■ **Problem details**
Every line below is to be copied exactly, with the pictures left out.

■ **Data supplied**
=-=-=

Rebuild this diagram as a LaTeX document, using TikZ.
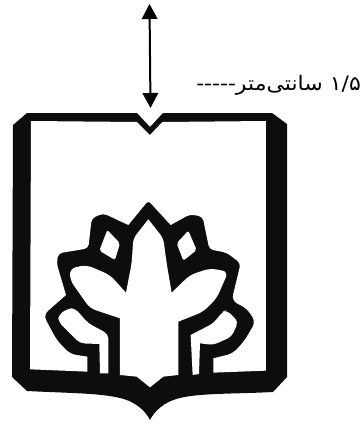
\documentclass[tikz,border=0pt]{standalone}
\usepackage{fontspec}
\usetikzlibrary{arrows.meta}
\TeXXeTstate=1
\newfontfamily\arabicfont[Script=Arabic]{DejaVu Sans}
\tikzset{
  hole/.style={fill=white,draw=none,rounded corners=4.5pt},
  measure/.style={line width=2pt,{Triangle[length=15pt,width=15.5pt]}-{Triangle[length=15pt,width=15.5pt]}}
}
\begin{document}
\begin{tikzpicture}[x=1pt,y=-1pt]
\useasboundingbox (0,0) rectangle (363,425);
% shield
\fill[black!95] (13,125) -- (27,113) -- (137,113) -- (150,127) -- (163,113) -- (272,113) -- (287,124)
  -- (287,377) -- (273,392) .. controls (235,394) and (200,393) .. (180,398) .. controls (163,402) and (154,412) .. (150,420)
  .. controls (146,412) and (137,402) .. (120,398) .. controls (100,393) and (65,393) .. (27,391) -- (12,377) -- cycle;
\begin{scope}[shift={(0,180)},x=0.3333pt,y=-0.3333pt]
% white field inside the frame with the lotus outline left black
\fill[white] (93,-177) -- (411,-174) -- (450,-135) -- (487,-174) -- (798,-177) -- (798,572) -- (640,578) -- (640,535)
  [rounded corners=6pt] -- (700,520) -- (735,480) -- (767,425) -- (740,385) -- (695,362) [rounded corners=4pt] -- (722,250) -- (680,218) -- (628,208) -- (608,110)
  -- (570,103) [sharp corners] -- (512,135) [rounded corners=3pt] -- (445,62) [sharp corners] -- (385,135) [rounded corners=4pt] -- (310,100) -- (275,115) -- (265,205) -- (175,220)
  -- (170,250) [sharp corners] -- (198,345) [rounded corners=6pt] -- (130,405) -- (170,480) -- (210,522) [sharp corners] -- (262,530) -- (262,575) -- (90,568) -- cycle;
% small diamonds
\fill[hole,rounded corners=2pt] (322,150) -- (360,190) -- (345,240) -- (298,212) -- cycle;
\fill[hole,rounded corners=2pt] (565,152) -- (590,210) -- (550,242) -- (530,190) -- cycle;
% central shape
\fill[white] (445,118) [rounded corners=5pt] -- (490,175) -- (500,250) [sharp corners] -- (515,338) [rounded corners=6pt] -- (570,285) -- (630,265) -- (685,275) -- (650,355)
  -- (610,395) [sharp corners] -- (535,425) -- (535,585) -- (490,590) -- (450,622) -- (410,590) -- (360,585) -- (360,415)
  [rounded corners=6pt] -- (270,385) -- (210,300) -- (210,265) -- (260,255) -- (330,285) [sharp corners] -- (378,338) [rounded corners=5pt] -- (395,250) -- (400,175) [sharp corners] -- cycle;
% side shapes
\fill[hole] (205,385) -- (225,385) -- (265,430) -- (325,462) [sharp corners] -- (325,580) -- (300,580) -- (298,492) [rounded corners=4.5pt] -- (240,490) -- (175,425) -- (175,405) -- cycle;
\fill[hole] (680,390) -- (715,425) -- (695,470) -- (640,495) [sharp corners] -- (600,490) -- (597,582) -- (578,585) -- (572,465) [rounded corners=4.5pt] -- (640,430) -- (668,395) -- cycle;
\end{scope}
% measure arrow
\coordinate (top) at (149.5,4);
\coordinate (bottom) at (150.5,108);
\draw[measure] (top) -- (bottom);
\node[anchor=east,inner sep=0pt,xscale=1.1,font=\arabicfont\fontsize{20}{22}\selectfont] (label) at (361,85) {\beginR\beginL ۱/۵\endL{} سانتی‌متر-----\endR};
\end{tikzpicture}
\end{document}
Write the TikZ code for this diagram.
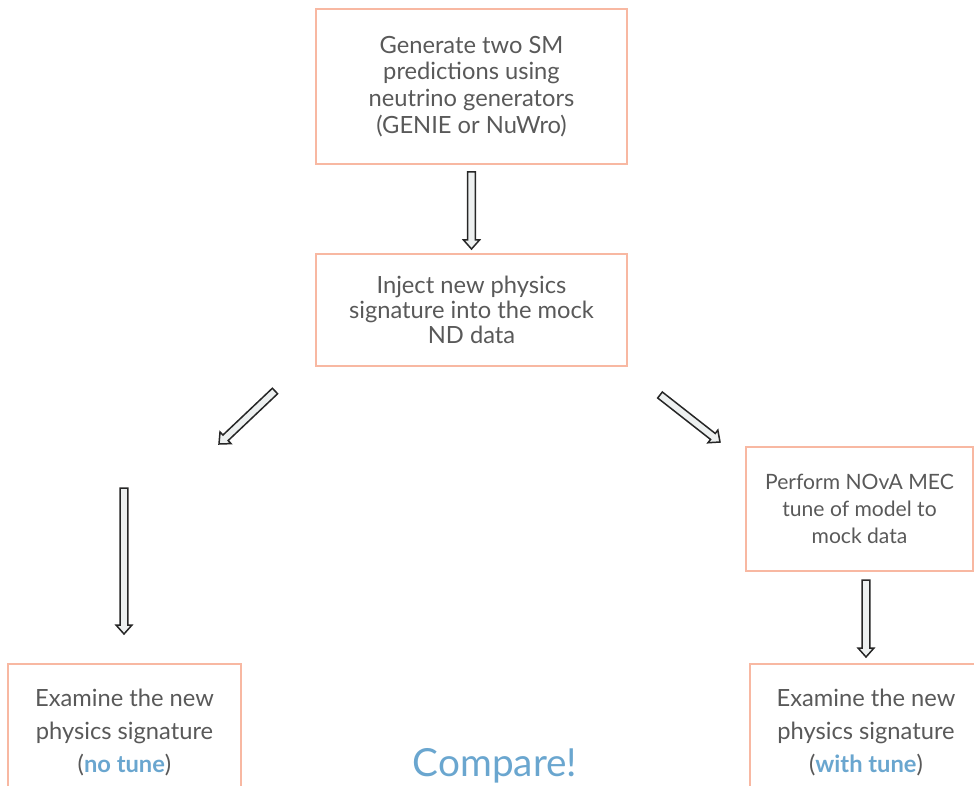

=-=-=

■ **Solved exercise**
Rebuild this diagram as a LaTeX document, using TikZ.
\documentclass[tikz,border=0pt]{standalone}
\usepackage{fontspec}
\usetikzlibrary{arrows.meta}
\TeXXeTstate=1
\newfontfamily\arabicfont[Script=Arabic]{DejaVu Sans}
\tikzset{
  hole/.style={fill=white,draw=none,rounded corners=4.5pt},
  measure/.style={line width=2pt,{Triangle[length=15pt,width=15.5pt]}-{Triangle[length=15pt,width=15.5pt]}}
}
\begin{document}
\begin{tikzpicture}[x=1pt,y=-1pt]
\useasboundingbox (0,0) rectangle (363,425);
% shield
\fill[black!95] (13,125) -- (27,113) -- (137,113) -- (150,127) -- (163,113) -- (272,113) -- (287,124)
  -- (287,377) -- (273,392) .. controls (235,394) and (200,393) .. (180,398) .. controls (163,402) and (154,412) .. (150,420)
  .. controls (146,412) and (137,402) .. (120,398) .. controls (100,393) and (65,393) .. (27,391) -- (12,377) -- cycle;
\begin{scope}[shift={(0,180)},x=0.3333pt,y=-0.3333pt]
% white field inside the frame with the lotus outline left black
\fill[white] (93,-177) -- (411,-174) -- (450,-135) -- (487,-174) -- (798,-177) -- (798,572) -- (640,578) -- (640,535)
  [rounded corners=6pt] -- (700,520) -- (735,480) -- (767,425) -- (740,385) -- (695,362) [rounded corners=4pt] -- (722,250) -- (680,218) -- (628,208) -- (608,110)
  -- (570,103) [sharp corners] -- (512,135) [rounded corners=3pt] -- (445,62) [sharp corners] -- (385,135) [rounded corners=4pt] -- (310,100) -- (275,115) -- (265,205) -- (175,220)
  -- (170,250) [sharp corners] -- (198,345) [rounded corners=6pt] -- (130,405) -- (170,480) -- (210,522) [sharp corners] -- (262,530) -- (262,575) -- (90,568) -- cycle;
% small diamonds
\fill[hole,rounded corners=2pt] (322,150) -- (360,190) -- (345,240) -- (298,212) -- cycle;
\fill[hole,rounded corners=2pt] (565,152) -- (590,210) -- (550,242) -- (530,190) -- cycle;
% central shape
\fill[white] (445,118) [rounded corners=5pt] -- (490,175) -- (500,250) [sharp corners] -- (515,338) [rounded corners=6pt] -- (570,285) -- (630,265) -- (685,275) -- (650,355)
  -- (610,395) [sharp corners] -- (535,425) -- (535,585) -- (490,590) -- (450,622) -- (410,590) -- (360,585) -- (360,415)
  [rounded corners=6pt] -- (270,385) -- (210,300) -- (210,265) -- (260,255) -- (330,285) [sharp corners] -- (378,338) [rounded corners=5pt] -- (395,250) -- (400,175) [sharp corners] -- cycle;
% side shapes
\fill[hole] (205,385) -- (225,385) -- (265,430) -- (325,462) [sharp corners] -- (325,580) -- (300,580) -- (298,492) [rounded corners=4.5pt] -- (240,490) -- (175,425) -- (175,405) -- cycle;
\fill[hole] (680,390) -- (715,425) -- (695,470) -- (640,495) [sharp corners] -- (600,490) -- (597,582) -- (578,585) -- (572,465) [rounded corners=4.5pt] -- (640,430) -- (668,395) -- cycle;
\end{scope}
% measure arrow
\coordinate (top) at (149.5,4);
\coordinate (bottom) at (150.5,108);
\draw[measure] (top) -- (bottom);
\node[anchor=east,inner sep=0pt,xscale=1.1,font=\arabicfont\fontsize{20}{22}\selectfont] (label) at (361,85) {\beginR\beginL ۱/۵\endL{} سانتی‌متر-----\endR};
\end{tikzpicture}
\end{document}
Write the TikZ code for this diagram.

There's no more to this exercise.